Auditors refused to go along with his argument that a markdown would undermine the price Hypo can get for the network of banks and leasing operations in Slovenia, Croatia, Serbia, Bosnia and Montenegro that the EU has ordered to be sold by mid-2015.

"The upshot is that we will certainly not get a price above book value," Picker said, putting its book value at around 500 million euros, after write-downs halved its worth.

Rising risk provisions and write-downs made Hypo's 2013 group loss balloon to 1.86 billion euros.

"There were more skeletons in the closet than we had thought," Picker told a news conference, citing loan-loss provisions that more than quadrupled to 1.36 billion euros and a "bad surprise" at its Italian business, which lost 238 million linked to an investigation by prosecutors of suspected fraud and to repayments to overcharged lease clients.

Deutsche Bank is running the sale of Hypo's Balkans network.

Picker said binding offers were due soon.
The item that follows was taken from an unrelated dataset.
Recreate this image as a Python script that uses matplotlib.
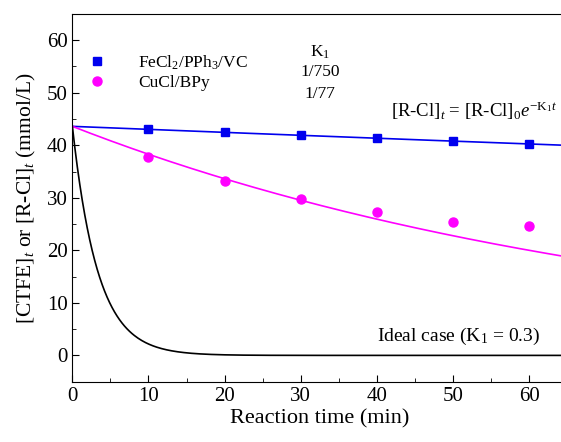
import numpy as np
import matplotlib.pyplot as plt
from matplotlib.ticker import MultipleLocator

plt.rcParams['font.family'] = ['Liberation Serif', 'DejaVu Serif']
plt.rcParams['mathtext.fontset'] = 'custom'
plt.rcParams['mathtext.rm'] = 'Liberation Serif'
plt.rcParams['mathtext.it'] = 'Liberation Serif:italic'

# measured concentrations
t_pts = [10, 20, 30, 40, 50, 60]
fe_pts = [43.1, 42.6, 42.0, 41.4, 40.9, 40.3]
cu_pts = [37.7, 33.2, 29.8, 27.3, 25.4, 24.6]

# first-order model parameters
c0 = 43.6
k_fe = 1 / 750
k_cu = 1 / 77
k_ideal = 0.3

t = np.linspace(0, 65, 400)

fig = plt.figure(figsize=(5.61, 4.42), dpi=100)
ax = fig.add_axes([0.129, 0.1365, 0.882, 0.832])

ax.plot(t, c0 * np.exp(-k_fe * t), color='#0000ee', lw=1.2)
ax.plot(t, c0 * np.exp(-k_cu * t), color='#ff00ff', lw=1.2)
ax.plot(t, c0 * np.exp(-k_ideal * t), color='black', lw=1.2)

ax.plot(t_pts, fe_pts, 's', color='#0000ee', ms=5.5, label='FeCl$_2$/PPh$_3$/VC')
ax.plot(t_pts, cu_pts, 'o', color='#ff00ff', ms=6.5, label='CuCl/BPy')

ax.set_xlim(0, 65)
ax.set_ylim(-5, 65)
ax.xaxis.set_major_locator(MultipleLocator(10))
ax.xaxis.set_minor_locator(MultipleLocator(5))
ax.yaxis.set_major_locator(MultipleLocator(10))
ax.yaxis.set_minor_locator(MultipleLocator(5))
ax.tick_params(which='both', direction='in', labelsize=15)
ax.tick_params(which='major', length=5)
ax.tick_params(which='minor', length=3)
ax.spines['right'].set_visible(False)

ax.set_xlabel('Reaction time (min)', fontsize=16, labelpad=3)
ax.set_ylabel('[CTFE]$_{\\mathit{t}}$ or [R-Cl]$_{\\mathit{t}}$ (mmol/L)', fontsize=15.5, labelpad=6)

ax.legend(loc='upper left', bbox_to_anchor=(0.0, 0.935), frameon=False,
          fontsize=12.5, handlelength=1.0, handletextpad=1.9, labelspacing=0.2)

ax.text(0.50, 0.885, 'K$_1$', transform=ax.transAxes, fontsize=12.5, ha='center')
ax.text(0.50, 0.83, '1/750', transform=ax.transAxes, fontsize=12.5, ha='center')
ax.text(0.50, 0.772, '1/77', transform=ax.transAxes, fontsize=12.5, ha='center')

ax.text(0.98, 0.72, '[R-Cl]$_{\\mathit{t}}$ = [R-Cl]$_0$$\\mathit{e}^{-\\mathrm{K}_1 \\mathit{t}}$',
        transform=ax.transAxes, fontsize=13.5, ha='right')
ax.text(0.78, 0.11, 'Ideal case (K$_1$ = 0.3)', transform=ax.transAxes, fontsize=14, ha='center')

fig.savefig('out.png', dpi=100)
Financial and strategic suitors - including some keen on the whole business - were in the hunt, he said, but gave no names or numbers.

BAD BANK ON WAY

Hiving off non-performing assets into its own internal bad bank - a process that is continuing - reduced the Balkans unit's total assets to 8.5 billion euros from 10.1 billion in 2012. Its non-performing loan ratio fell to 12.3 percent from 15.0.

The unit's operating profit before risk provisions more than halved to 48.3 million euros in what it called tough markets that showed no signs of substantial improvement in 2014. Provisions of 340 million triggered a 286 million net loss.

Hypo said deposits at home and abroad had suffered in the fourth quarter as a result of the public debate about whether to let the group go bust as a potential way to get creditors to help pay for its wind-down costs.

The government finally ended months of uncertainty in March by deciding to adopt a bad-bank model that will swell state debt and deficits this year.

After swallowing more than 5.5 billion euros in state aid since 2008 - including a 750 million-euro capital shot approved this month - Hypo posted a tier 1 capital ratio of 9.8 percent of risk-weighted assets, up from 8.6 percent a year earlier.

It has said it will need up to 700 million euros more to cope with write-downs and maintain minimum capital levels until its transfers 17.7 billion euros worth of assets into the bad bank supposed to be set up by September.

Picker, who became CEO this year, declined to rule out the bad bank going bust once 12.2 billion euros in debt guarantees from its home province of Carinthia run out. That is down from a ruinous 21.5 billion in Carinthian guarantees in place when Austria had to take over Hypo in 2009.